3D reconstruction from (a) CW measurements (792 nm channel), (b) TD measurements (792 nm channel), (c) TD measurements (786 nm + 792 nm channels), and (d) TD measurements (781 nm + 786 nm + 792 nm channels). (isovolume = 0.5 for all the reconstructions) (e) L-curves used for selecting the optimal L1 regularization parameter λ (highlighted with red circles).

As expected, TD reconstructions outperformed CW reconstructions by resolving spatially both inclusions and unmixing the two fluorophores. The addition of multiple spectral channels did increase the quantitative fidelity of the reconstructions. Especially, the higher crosstalk seen (AF750) was reduced by 20% when using multispectral versus using monospectral data sets. Similarly, the quantitative ratio of concentration between DTTCI and AF750 was improved by ∼17%.

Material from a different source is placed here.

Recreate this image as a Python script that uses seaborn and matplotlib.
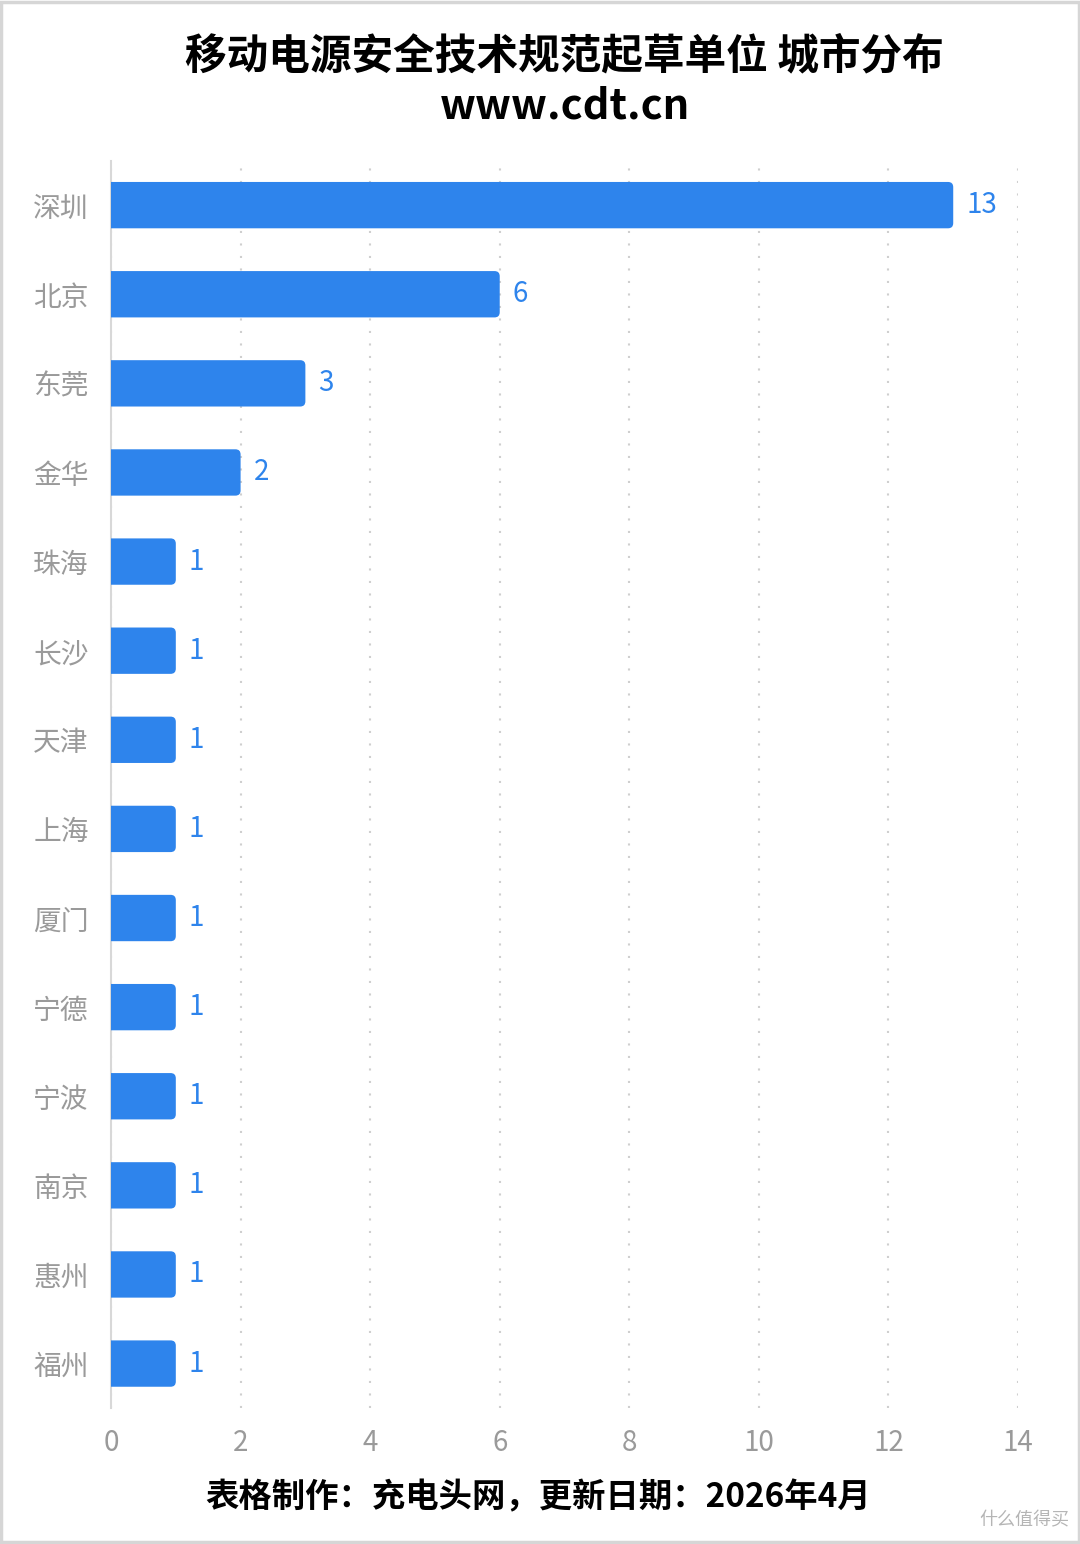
import matplotlib
matplotlib.use('Agg')
import matplotlib.pyplot as plt
import seaborn as sns
import pandas as pd
from matplotlib.patches import FancyBboxPatch, Rectangle

# Data
cities = ['深圳', '北京', '东莞', '金华', '珠海', '长沙', '天津', '上海',
          '厦门', '宁德', '宁波', '南京', '惠州', '福州']
counts = [13, 6, 3, 2, 1, 1, 1, 1, 1, 1, 1, 1, 1, 1]
x_ticks = [0, 2, 4, 6, 8, 10, 12, 14]

title = '移动电源安全技术规范起草单位 城市分布\nwww.cdt.cn'
footer = '表格制作：充电头网，更新日期：2026年4月'

df = pd.DataFrame({'城市': cities, '数量': counts})

sns.set_theme(style='white')
plt.rcParams['font.family'] = ['Noto Sans CJK SC', 'DejaVu Sans']

bar_color = '#2E84EC'
gray = '#9a9a9a'

fig = plt.figure(figsize=(10.8, 15.44), dpi=100)
ax = fig.add_axes([0.1028, 0.088, 0.8398, 0.808])

sns.barplot(data=df, y='城市', x='数量', color=bar_color, width=0.52,
            saturation=1, ax=ax, errorbar=None)

ax.set_xlim(0, 14)
ax.set_ylim(len(cities) - 0.5, -0.5)

# swap plain bars for rounded ones
for p in list(ax.patches):
    x0, y0 = p.get_x(), p.get_y()
    w, h = p.get_width(), p.get_height()
    r = 0.08
    fb = FancyBboxPatch((x0 - r, y0), w + r, h,
                        boxstyle=f'round,pad=0,rounding_size={r}',
                        mutation_aspect=0.73, facecolor=bar_color,
                        edgecolor='none', zorder=3)
    p.remove()
    ax.add_patch(fb)

# value labels
for i, v in enumerate(counts):
    ax.text(v + 0.2, i, str(v), color=bar_color, fontsize=20,
            va='center', ha='left')

ax.set_xticks(x_ticks)
ax.set_xticklabels([str(t) for t in x_ticks])
ax.tick_params(axis='x', colors=gray, labelsize=20, length=0, pad=14)
ax.tick_params(axis='y', colors=gray, labelsize=20, length=0, pad=16)
ax.set_xlabel('')
ax.set_ylabel('')

ax.xaxis.grid(True, linestyle=(0, (1, 5)), color='#cfcfcf', linewidth=1.5)
ax.yaxis.grid(False)
ax.set_axisbelow(True)
for side in ['top', 'right', 'bottom']:
    ax.spines[side].set_visible(False)
ax.spines['left'].set_color('#d8d8d8')
ax.spines['left'].set_linewidth(1.5)

fig.text(0.523, 0.947, title, ha='center', va='center', fontsize=30,
         fontweight='bold', color='black', linespacing=1.25)
fig.text(0.498, 0.030, footer, ha='center', va='center', fontsize=24,
         fontweight='bold', color='black')
fig.text(0.99, 0.015, '什么值得买', ha='right', va='center', fontsize=13,
         color='#b5b5b5')

fig.patches.append(Rectangle((0.001, 0.001), 0.998, 0.998, transform=fig.transFigure,
                             fill=False, edgecolor='#d6d6d6', linewidth=2.5))

fig.savefig('out.png', dpi=100, facecolor='white')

In summary, a novel design of DOT system based on structured illumination and structured hyperspectral detection is presented. Two digital light processors (DMDs) are employed to code light into bar-shape patterns in illumination and single-pixel detection sides, respectively. The multi-channel PMT detector is applied to acquire multiplexing data sets in 16 wavelength channels simultaneously. The structured light encoding allows capturing hyperspectral time-resolved data sets for optical tomography. We are currently optimizing the optical chain and data acquisition workflow to achieve acquisition time less than 30 min. First, both temporal sampling and integration times can be significantly reduced without compromising reconstructions results. The inverse problem is typically cast with less than 10 temporal data, and time gates with as less as 100 photons can be employed reliably, whereas 256 temporal data for 16 wavelengths were acquired at very high signal-to-noise ratio (typically peak counts above 5 k per channel) in this work. Second, we are optimizing the system overall power efficiency to further enable fast imaging in low light conditions and implementing active wide-field optimization strategies based on compressive sensing theory [22] and subject-driven optimal dynamic data acquisition [25]. Last, we are still refining our reconstruction strategies as well as investigating the optimal combination of temporal, spectral and spatial sampling.